*EXERCISE BRIEF*. Quote from the first line below through the line that contains "0.687, 0.713, 0.74]", both included, and leave the pictures out.

*DATA LINES*.
§ §
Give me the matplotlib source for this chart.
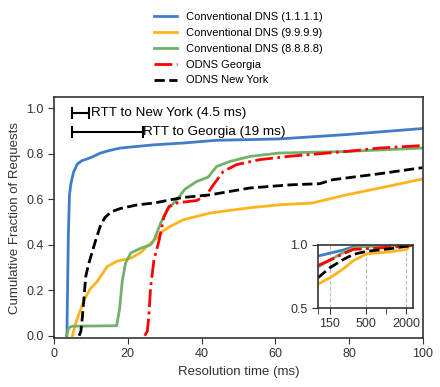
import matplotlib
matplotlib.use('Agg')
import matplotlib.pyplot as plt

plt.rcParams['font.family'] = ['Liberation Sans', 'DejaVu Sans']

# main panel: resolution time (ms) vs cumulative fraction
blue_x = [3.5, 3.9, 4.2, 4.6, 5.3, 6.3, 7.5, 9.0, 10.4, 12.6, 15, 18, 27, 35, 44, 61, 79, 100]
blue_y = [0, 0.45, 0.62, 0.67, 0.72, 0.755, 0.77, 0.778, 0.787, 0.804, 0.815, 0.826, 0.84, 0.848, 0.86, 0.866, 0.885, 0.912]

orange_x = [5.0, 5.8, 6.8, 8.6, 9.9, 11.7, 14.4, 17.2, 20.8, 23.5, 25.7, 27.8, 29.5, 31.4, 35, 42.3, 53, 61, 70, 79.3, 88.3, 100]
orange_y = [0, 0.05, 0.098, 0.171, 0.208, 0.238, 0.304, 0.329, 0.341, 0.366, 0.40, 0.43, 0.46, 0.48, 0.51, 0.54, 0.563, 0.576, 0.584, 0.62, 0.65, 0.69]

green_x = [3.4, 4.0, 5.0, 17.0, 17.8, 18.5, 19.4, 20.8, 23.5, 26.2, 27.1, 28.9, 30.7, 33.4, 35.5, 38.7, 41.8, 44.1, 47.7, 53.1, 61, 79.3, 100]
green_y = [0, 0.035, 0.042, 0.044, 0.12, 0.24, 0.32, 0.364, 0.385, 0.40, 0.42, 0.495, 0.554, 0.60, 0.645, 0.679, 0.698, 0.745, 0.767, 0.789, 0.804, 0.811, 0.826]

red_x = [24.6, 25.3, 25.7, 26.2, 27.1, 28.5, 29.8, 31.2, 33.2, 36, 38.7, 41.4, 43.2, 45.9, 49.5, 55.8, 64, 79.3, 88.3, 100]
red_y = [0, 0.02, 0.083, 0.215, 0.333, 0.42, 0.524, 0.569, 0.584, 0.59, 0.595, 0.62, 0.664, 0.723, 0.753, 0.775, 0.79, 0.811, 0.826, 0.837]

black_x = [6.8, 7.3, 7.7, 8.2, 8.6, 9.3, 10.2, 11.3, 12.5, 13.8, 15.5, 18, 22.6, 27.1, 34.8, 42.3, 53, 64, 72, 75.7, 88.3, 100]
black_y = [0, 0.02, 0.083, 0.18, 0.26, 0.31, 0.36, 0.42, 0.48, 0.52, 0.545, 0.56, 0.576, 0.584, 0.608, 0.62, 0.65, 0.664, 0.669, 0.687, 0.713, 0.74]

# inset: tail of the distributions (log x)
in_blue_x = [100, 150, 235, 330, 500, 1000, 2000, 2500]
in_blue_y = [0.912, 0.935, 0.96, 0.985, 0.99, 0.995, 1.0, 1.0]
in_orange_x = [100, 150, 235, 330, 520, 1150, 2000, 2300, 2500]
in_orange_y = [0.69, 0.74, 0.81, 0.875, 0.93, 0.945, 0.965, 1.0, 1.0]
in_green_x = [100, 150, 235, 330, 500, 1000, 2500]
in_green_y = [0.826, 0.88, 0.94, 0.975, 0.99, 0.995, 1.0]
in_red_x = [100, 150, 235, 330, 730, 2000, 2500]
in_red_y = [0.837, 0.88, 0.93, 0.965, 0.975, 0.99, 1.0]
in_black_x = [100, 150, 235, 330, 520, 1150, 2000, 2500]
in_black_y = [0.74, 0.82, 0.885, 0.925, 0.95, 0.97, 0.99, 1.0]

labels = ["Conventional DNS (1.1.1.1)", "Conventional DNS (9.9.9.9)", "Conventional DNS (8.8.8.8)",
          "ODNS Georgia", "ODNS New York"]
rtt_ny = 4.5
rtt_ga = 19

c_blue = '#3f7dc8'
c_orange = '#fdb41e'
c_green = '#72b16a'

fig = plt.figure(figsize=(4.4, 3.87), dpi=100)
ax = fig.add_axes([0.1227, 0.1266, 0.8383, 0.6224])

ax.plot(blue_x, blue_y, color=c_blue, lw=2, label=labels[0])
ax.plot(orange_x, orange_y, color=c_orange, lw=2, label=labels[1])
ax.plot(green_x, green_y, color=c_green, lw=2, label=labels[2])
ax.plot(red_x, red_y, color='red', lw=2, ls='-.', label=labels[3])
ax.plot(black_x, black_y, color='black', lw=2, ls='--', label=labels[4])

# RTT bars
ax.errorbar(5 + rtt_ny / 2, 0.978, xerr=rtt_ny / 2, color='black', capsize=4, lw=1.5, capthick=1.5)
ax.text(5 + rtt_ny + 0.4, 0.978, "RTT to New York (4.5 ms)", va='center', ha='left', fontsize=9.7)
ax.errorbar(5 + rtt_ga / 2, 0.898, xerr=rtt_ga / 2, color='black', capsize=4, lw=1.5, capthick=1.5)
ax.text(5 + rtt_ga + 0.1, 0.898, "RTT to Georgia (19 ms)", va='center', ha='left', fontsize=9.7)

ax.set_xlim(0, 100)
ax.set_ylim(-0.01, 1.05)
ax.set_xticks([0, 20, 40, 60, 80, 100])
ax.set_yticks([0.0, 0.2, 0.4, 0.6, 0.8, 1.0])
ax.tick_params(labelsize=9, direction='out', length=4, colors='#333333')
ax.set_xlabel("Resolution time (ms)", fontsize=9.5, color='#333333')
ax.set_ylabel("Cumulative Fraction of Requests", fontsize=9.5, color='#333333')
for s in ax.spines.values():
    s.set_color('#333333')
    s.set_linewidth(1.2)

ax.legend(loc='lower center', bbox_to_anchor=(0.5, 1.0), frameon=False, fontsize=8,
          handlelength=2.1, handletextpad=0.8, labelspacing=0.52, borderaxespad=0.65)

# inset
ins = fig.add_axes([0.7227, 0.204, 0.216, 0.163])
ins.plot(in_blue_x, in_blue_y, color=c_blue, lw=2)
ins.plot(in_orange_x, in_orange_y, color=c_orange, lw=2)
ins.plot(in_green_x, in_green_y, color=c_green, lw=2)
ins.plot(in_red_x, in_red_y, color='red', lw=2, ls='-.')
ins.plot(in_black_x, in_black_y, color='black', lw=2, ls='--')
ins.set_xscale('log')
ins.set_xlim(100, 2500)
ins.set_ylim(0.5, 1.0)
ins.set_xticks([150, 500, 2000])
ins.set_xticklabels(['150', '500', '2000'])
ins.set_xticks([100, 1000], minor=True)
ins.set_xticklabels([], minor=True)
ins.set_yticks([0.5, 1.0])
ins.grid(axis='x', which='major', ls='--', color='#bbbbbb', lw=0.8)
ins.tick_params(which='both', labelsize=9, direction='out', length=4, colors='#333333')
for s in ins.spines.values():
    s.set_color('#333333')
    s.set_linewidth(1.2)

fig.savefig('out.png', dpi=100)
§ §
*OUTPUT FOR THIS EXERCISE*.
Give me the matplotlib source for this chart.
import matplotlib
matplotlib.use('Agg')
import matplotlib.pyplot as plt

plt.rcParams['font.family'] = ['Liberation Sans', 'DejaVu Sans']

# main panel: resolution time (ms) vs cumulative fraction
blue_x = [3.5, 3.9, 4.2, 4.6, 5.3, 6.3, 7.5, 9.0, 10.4, 12.6, 15, 18, 27, 35, 44, 61, 79, 100]
blue_y = [0, 0.45, 0.62, 0.67, 0.72, 0.755, 0.77, 0.778, 0.787, 0.804, 0.815, 0.826, 0.84, 0.848, 0.86, 0.866, 0.885, 0.912]

orange_x = [5.0, 5.8, 6.8, 8.6, 9.9, 11.7, 14.4, 17.2, 20.8, 23.5, 25.7, 27.8, 29.5, 31.4, 35, 42.3, 53, 61, 70, 79.3, 88.3, 100]
orange_y = [0, 0.05, 0.098, 0.171, 0.208, 0.238, 0.304, 0.329, 0.341, 0.366, 0.40, 0.43, 0.46, 0.48, 0.51, 0.54, 0.563, 0.576, 0.584, 0.62, 0.65, 0.69]

green_x = [3.4, 4.0, 5.0, 17.0, 17.8, 18.5, 19.4, 20.8, 23.5, 26.2, 27.1, 28.9, 30.7, 33.4, 35.5, 38.7, 41.8, 44.1, 47.7, 53.1, 61, 79.3, 100]
green_y = [0, 0.035, 0.042, 0.044, 0.12, 0.24, 0.32, 0.364, 0.385, 0.40, 0.42, 0.495, 0.554, 0.60, 0.645, 0.679, 0.698, 0.745, 0.767, 0.789, 0.804, 0.811, 0.826]

red_x = [24.6, 25.3, 25.7, 26.2, 27.1, 28.5, 29.8, 31.2, 33.2, 36, 38.7, 41.4, 43.2, 45.9, 49.5, 55.8, 64, 79.3, 88.3, 100]
red_y = [0, 0.02, 0.083, 0.215, 0.333, 0.42, 0.524, 0.569, 0.584, 0.59, 0.595, 0.62, 0.664, 0.723, 0.753, 0.775, 0.79, 0.811, 0.826, 0.837]

black_x = [6.8, 7.3, 7.7, 8.2, 8.6, 9.3, 10.2, 11.3, 12.5, 13.8, 15.5, 18, 22.6, 27.1, 34.8, 42.3, 53, 64, 72, 75.7, 88.3, 100]
black_y = [0, 0.02, 0.083, 0.18, 0.26, 0.31, 0.36, 0.42, 0.48, 0.52, 0.545, 0.56, 0.576, 0.584, 0.608, 0.62, 0.65, 0.664, 0.669, 0.687, 0.713, 0.74]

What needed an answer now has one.